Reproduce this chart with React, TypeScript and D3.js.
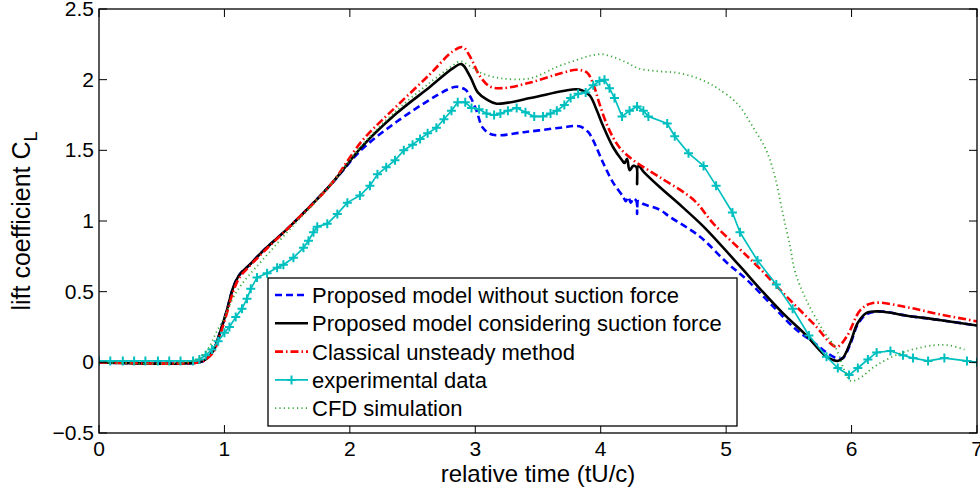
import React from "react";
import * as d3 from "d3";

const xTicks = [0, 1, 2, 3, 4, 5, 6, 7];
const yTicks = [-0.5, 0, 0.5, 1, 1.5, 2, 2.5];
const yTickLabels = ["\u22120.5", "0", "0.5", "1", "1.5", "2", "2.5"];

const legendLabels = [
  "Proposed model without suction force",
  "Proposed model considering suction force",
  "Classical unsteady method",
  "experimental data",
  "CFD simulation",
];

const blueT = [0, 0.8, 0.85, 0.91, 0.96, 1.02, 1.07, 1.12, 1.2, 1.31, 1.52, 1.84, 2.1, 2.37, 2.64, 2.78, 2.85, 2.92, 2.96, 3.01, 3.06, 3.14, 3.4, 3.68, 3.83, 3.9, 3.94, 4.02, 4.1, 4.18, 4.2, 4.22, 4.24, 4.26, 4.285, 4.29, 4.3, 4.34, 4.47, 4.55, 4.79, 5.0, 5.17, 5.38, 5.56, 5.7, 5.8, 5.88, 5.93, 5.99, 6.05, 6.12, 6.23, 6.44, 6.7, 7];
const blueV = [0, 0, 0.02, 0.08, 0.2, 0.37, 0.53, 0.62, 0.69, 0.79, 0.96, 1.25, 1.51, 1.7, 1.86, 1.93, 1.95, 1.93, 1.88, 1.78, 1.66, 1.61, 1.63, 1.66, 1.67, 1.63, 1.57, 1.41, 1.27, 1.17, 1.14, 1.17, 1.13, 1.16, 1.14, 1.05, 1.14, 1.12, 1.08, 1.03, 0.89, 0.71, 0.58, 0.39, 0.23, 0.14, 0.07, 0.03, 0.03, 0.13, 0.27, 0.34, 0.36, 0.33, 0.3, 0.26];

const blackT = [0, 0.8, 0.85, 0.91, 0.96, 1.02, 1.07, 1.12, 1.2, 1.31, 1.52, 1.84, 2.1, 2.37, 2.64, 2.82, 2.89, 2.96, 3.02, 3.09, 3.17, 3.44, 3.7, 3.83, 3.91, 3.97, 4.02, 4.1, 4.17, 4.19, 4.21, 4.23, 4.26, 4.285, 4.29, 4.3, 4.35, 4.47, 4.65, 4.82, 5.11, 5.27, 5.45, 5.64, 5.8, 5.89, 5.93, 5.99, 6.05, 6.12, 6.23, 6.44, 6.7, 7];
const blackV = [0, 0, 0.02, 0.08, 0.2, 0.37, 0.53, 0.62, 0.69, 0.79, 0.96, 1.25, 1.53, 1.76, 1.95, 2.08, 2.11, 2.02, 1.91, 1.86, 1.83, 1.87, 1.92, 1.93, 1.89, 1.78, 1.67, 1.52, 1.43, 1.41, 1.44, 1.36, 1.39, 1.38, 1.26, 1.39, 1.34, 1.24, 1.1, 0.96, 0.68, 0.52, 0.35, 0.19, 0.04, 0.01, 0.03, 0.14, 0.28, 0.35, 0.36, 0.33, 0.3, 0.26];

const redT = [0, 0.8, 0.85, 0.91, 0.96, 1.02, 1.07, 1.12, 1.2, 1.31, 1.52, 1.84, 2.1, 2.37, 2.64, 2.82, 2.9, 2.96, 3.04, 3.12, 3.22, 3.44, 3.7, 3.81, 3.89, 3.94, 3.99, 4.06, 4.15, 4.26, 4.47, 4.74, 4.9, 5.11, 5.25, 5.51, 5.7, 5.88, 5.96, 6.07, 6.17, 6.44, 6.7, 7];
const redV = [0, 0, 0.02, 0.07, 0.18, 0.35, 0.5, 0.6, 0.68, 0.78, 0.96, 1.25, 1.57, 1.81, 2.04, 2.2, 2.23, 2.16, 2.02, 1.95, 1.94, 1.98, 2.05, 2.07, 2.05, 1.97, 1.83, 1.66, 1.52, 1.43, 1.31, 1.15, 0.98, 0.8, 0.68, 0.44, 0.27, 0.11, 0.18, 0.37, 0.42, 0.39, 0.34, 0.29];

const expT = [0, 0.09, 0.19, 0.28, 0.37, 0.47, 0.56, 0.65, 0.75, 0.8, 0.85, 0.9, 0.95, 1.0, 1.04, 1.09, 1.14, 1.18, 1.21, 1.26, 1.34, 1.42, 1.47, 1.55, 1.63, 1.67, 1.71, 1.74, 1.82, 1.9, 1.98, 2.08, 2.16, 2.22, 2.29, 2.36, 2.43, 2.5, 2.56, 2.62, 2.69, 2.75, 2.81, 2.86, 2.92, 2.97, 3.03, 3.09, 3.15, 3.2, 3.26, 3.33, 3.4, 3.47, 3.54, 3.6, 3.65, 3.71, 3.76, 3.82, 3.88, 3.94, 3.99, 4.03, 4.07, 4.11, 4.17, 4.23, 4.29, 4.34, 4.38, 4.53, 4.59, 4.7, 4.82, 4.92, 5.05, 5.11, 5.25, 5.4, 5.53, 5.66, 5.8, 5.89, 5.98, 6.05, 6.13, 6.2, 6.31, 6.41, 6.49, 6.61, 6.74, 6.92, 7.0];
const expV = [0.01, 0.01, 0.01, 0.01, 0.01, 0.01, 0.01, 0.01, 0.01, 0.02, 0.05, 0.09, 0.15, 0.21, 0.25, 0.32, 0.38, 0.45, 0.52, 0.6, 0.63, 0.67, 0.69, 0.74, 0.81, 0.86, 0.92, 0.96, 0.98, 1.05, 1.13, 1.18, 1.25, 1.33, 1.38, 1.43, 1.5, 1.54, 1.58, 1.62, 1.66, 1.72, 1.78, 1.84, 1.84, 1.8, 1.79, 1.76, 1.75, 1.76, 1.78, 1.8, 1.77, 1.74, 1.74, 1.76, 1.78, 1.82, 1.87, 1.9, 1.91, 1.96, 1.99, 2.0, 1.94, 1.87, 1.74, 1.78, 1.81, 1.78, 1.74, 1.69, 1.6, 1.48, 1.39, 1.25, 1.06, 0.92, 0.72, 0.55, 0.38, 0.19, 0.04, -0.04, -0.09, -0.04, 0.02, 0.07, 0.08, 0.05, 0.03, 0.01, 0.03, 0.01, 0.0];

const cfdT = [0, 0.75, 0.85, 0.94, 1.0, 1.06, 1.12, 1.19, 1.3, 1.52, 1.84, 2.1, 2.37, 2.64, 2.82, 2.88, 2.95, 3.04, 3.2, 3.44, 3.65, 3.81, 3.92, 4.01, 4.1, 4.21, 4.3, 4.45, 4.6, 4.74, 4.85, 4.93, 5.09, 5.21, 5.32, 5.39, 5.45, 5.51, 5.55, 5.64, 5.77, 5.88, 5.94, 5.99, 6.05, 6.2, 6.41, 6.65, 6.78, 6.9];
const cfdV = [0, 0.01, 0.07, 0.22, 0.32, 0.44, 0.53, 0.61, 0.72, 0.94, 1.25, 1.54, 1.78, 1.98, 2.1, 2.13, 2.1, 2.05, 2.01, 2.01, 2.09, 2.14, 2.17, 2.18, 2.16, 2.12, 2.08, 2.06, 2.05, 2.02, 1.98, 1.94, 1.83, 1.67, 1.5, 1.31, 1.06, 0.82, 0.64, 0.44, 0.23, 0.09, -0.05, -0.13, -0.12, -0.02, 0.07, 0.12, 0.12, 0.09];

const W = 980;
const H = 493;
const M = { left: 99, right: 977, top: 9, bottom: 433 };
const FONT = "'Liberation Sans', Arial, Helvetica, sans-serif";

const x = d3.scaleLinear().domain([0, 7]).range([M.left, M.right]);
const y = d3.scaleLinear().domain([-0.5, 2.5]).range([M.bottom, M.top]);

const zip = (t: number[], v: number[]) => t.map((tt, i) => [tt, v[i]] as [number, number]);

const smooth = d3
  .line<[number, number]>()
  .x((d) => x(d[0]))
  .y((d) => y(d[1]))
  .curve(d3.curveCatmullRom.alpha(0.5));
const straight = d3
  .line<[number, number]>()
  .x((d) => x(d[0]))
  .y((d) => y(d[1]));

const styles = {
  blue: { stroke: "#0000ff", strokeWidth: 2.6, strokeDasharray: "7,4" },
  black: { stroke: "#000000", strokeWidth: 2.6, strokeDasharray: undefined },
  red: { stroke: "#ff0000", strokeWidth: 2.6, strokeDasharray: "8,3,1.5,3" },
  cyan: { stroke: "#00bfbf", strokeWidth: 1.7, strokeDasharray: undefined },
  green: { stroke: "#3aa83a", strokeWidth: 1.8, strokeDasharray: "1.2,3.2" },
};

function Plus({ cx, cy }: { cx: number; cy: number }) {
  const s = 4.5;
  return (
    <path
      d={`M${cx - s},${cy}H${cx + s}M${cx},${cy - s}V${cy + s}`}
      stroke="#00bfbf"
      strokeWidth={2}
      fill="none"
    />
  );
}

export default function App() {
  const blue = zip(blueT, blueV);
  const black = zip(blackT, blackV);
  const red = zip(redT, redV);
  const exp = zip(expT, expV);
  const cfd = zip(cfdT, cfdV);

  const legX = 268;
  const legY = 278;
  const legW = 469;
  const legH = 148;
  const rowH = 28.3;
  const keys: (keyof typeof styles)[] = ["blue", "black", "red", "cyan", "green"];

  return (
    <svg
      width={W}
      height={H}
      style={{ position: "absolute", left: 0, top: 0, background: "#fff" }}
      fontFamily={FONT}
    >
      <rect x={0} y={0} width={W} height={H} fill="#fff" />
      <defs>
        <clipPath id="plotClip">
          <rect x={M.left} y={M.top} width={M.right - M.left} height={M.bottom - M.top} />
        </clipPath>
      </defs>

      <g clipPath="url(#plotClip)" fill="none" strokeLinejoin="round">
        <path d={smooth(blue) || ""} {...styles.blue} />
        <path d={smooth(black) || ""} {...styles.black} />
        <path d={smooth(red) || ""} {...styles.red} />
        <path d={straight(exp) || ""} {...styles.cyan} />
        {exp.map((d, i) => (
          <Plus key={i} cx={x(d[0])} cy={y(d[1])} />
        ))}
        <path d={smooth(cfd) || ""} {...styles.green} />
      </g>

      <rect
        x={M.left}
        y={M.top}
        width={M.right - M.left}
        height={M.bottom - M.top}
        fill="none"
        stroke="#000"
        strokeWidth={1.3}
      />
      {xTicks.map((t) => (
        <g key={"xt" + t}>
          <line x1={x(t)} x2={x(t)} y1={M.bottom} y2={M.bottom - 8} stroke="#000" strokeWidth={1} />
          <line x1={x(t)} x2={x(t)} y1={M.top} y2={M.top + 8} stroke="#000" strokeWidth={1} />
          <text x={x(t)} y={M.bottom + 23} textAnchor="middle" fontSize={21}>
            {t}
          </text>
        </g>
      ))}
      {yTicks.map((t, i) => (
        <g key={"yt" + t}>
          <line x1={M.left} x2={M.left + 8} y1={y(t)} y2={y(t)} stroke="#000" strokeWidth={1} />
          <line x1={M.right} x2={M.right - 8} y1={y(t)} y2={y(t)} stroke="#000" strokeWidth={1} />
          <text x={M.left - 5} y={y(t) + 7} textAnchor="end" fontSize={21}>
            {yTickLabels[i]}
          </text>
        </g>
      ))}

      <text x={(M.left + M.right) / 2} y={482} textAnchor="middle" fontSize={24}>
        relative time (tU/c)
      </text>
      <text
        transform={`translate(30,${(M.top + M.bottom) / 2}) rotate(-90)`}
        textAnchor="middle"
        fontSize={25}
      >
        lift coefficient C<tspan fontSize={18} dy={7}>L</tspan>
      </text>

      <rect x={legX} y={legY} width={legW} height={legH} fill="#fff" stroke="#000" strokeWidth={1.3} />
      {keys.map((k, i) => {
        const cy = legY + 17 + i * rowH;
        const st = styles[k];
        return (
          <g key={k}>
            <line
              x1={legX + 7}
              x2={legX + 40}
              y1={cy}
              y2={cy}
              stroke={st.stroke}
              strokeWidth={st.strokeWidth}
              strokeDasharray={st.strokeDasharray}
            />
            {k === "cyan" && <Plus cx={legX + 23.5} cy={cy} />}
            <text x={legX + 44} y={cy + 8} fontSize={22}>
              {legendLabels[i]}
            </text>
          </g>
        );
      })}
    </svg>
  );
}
-*-*-
→ **Work to complete**: Reproduce the material above exactly, first line through the line that contains "0.35, 0.36, 0.33, 0.3, 0.26];", minus the pictures.

→ **Complete output**:
Reproduce this chart with React, TypeScript and D3.js.
import React from "react";
import * as d3 from "d3";

const xTicks = [0, 1, 2, 3, 4, 5, 6, 7];
const yTicks = [-0.5, 0, 0.5, 1, 1.5, 2, 2.5];
const yTickLabels = ["\u22120.5", "0", "0.5", "1", "1.5", "2", "2.5"];

const legendLabels = [
  "Proposed model without suction force",
  "Proposed model considering suction force",
  "Classical unsteady method",
  "experimental data",
  "CFD simulation",
];

const blueT = [0, 0.8, 0.85, 0.91, 0.96, 1.02, 1.07, 1.12, 1.2, 1.31, 1.52, 1.84, 2.1, 2.37, 2.64, 2.78, 2.85, 2.92, 2.96, 3.01, 3.06, 3.14, 3.4, 3.68, 3.83, 3.9, 3.94, 4.02, 4.1, 4.18, 4.2, 4.22, 4.24, 4.26, 4.285, 4.29, 4.3, 4.34, 4.47, 4.55, 4.79, 5.0, 5.17, 5.38, 5.56, 5.7, 5.8, 5.88, 5.93, 5.99, 6.05, 6.12, 6.23, 6.44, 6.7, 7];
const blueV = [0, 0, 0.02, 0.08, 0.2, 0.37, 0.53, 0.62, 0.69, 0.79, 0.96, 1.25, 1.51, 1.7, 1.86, 1.93, 1.95, 1.93, 1.88, 1.78, 1.66, 1.61, 1.63, 1.66, 1.67, 1.63, 1.57, 1.41, 1.27, 1.17, 1.14, 1.17, 1.13, 1.16, 1.14, 1.05, 1.14, 1.12, 1.08, 1.03, 0.89, 0.71, 0.58, 0.39, 0.23, 0.14, 0.07, 0.03, 0.03, 0.13, 0.27, 0.34, 0.36, 0.33, 0.3, 0.26];

const blackT = [0, 0.8, 0.85, 0.91, 0.96, 1.02, 1.07, 1.12, 1.2, 1.31, 1.52, 1.84, 2.1, 2.37, 2.64, 2.82, 2.89, 2.96, 3.02, 3.09, 3.17, 3.44, 3.7, 3.83, 3.91, 3.97, 4.02, 4.1, 4.17, 4.19, 4.21, 4.23, 4.26, 4.285, 4.29, 4.3, 4.35, 4.47, 4.65, 4.82, 5.11, 5.27, 5.45, 5.64, 5.8, 5.89, 5.93, 5.99, 6.05, 6.12, 6.23, 6.44, 6.7, 7];
const blackV = [0, 0, 0.02, 0.08, 0.2, 0.37, 0.53, 0.62, 0.69, 0.79, 0.96, 1.25, 1.53, 1.76, 1.95, 2.08, 2.11, 2.02, 1.91, 1.86, 1.83, 1.87, 1.92, 1.93, 1.89, 1.78, 1.67, 1.52, 1.43, 1.41, 1.44, 1.36, 1.39, 1.38, 1.26, 1.39, 1.34, 1.24, 1.1, 0.96, 0.68, 0.52, 0.35, 0.19, 0.04, 0.01, 0.03, 0.14, 0.28, 0.35, 0.36, 0.33, 0.3, 0.26];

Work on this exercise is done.